One afternoon this week the rugby pitches at Waterhall shimmered in the faint sun because of all the gossamer strands. I had to take several photographs before I managed to get one showing the fairy silver.

Friday, 11 November 2011

We will remember them

Brighton's war memorial. The inscription along the top is a quotation from verse 16 of Ecclesiasticus, chapter 41: "A good life hath its number of days: but a good name shall continue for ever" and the central panel lists various theatres of World War I.

Thursday, 10 November 2011


The spy in the garden.

Wednesday, 9 November 2011

November: season of mists

It seems scarcely possible that at the beginning of last week there were bright blue skies and we were walking around in shirt sleeves. Even Sunday was reasonably bright but the last couple of days have been damp and dank. This photo was taken last year but seems highly appropriate today.

Tuesday, 8 November 2011


It would seem that on Nourish Community Farm they farm goldfish.

Sunday, 6 November 2011

Tilia cordata

"The small-leaved lime is found relatively rarely in Britain today but from peat-preserved pollen grains we know it to be one of our oldest native trees. Its high quality wood has been used for centuries for both intricate carvings and musical instruments alike." (Kew Gardens)

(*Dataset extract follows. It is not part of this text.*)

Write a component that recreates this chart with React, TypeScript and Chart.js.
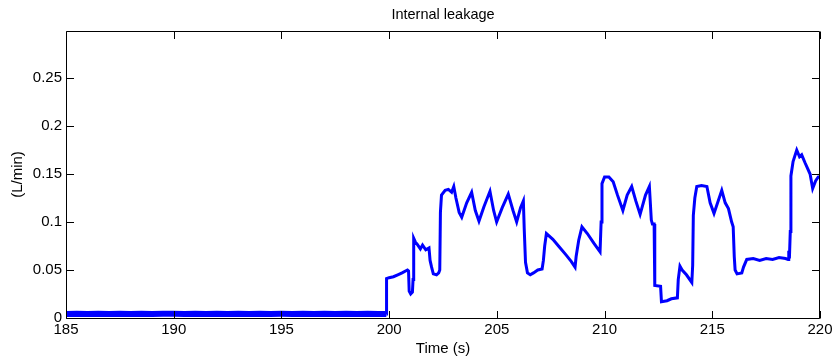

This specimen of the small-leafed lime (tilia cordata) is behind Stanmer House and was planted in 1975 by the Russian Ambassador and the Mayor of Brighton. Quite why His Excellency should have been planting a tree in Stanmer Park I really don't know.

Saturday, 5 November 2011

Castle Hill

The other afternoon I set off on one of my favourite walks, a walk that has been off the agenda for quite a while as there were cows in the field, which takes me from the Upper Lodges of Stanmer Park parallel to the Ditchling Road. The views can be magnificent but that afternoon there was too much mist to see Firle Beacon which is beyond Castle Hill. Got caught by the rain, too - hence a couple of spots on this picture.

Friday, 4 November 2011

Autumn's colours

Every year at this time I try to take a picture which captures the essence of autumn and which we will use on our calendar. I sent off the pictures for our 2012 calendar at the weekend so this picture, taken Wednesday, could be in the running for 2013.

Thursday, 3 November 2011


November has started warmer than usual. Indeed, on Tuesday, when this picture was taken, I was happy to go out in shirtsleeves. Never before known in November, even if it was only just! This is the view from 39 Acres. From left to right we have University of Sussex buildings poking up over Stanmer Great Wood, then the American Express Community Stadium. Either side of that, in the distance, are the white marks of chalk pits just outside Lewes. Then we have the University of Brighton (Falmer campus). Behind that is the peak of Mount Caburn, part of an outrider of the South Downs. The blocks of flats further to the right are student accommodation for Brighton University. Nearer to us are the buildings of the Brighton Aldridge Academy - a highfalutin name for a secondary school. The South Downs proper are on the right and that is Castle Hill.

Wednesday, 2 November 2011

Man-made scenery

While the West Hove golf course is not unattractive, to my mind it is considerably less attractive than other stretches of the South Downs. Of course, I realise it has only been laid down for 10 or 15 years or so and there is still some way to go before tees are fully mature, but all the same, it has a distinct "man-made" look to it. I'm not singling out this course in particular; all golf courses have that look. That said, the entire countryside of the Downs is man-made! Not the basic topography, naturally, but the hills were at one time covered by trees. These were cleared and sheep were grazed on the open grassland up until the Second World War. That was when fields were fenced and land put to the plough. Since then there has been a mix of arable farming along with dairy and beef cattle - and sheep.

Tuesday, 1 November 2011

Totem pole?

Insect activity has turned this tree into a mass of hieroglyphics, rather like an ancient Egyptian column.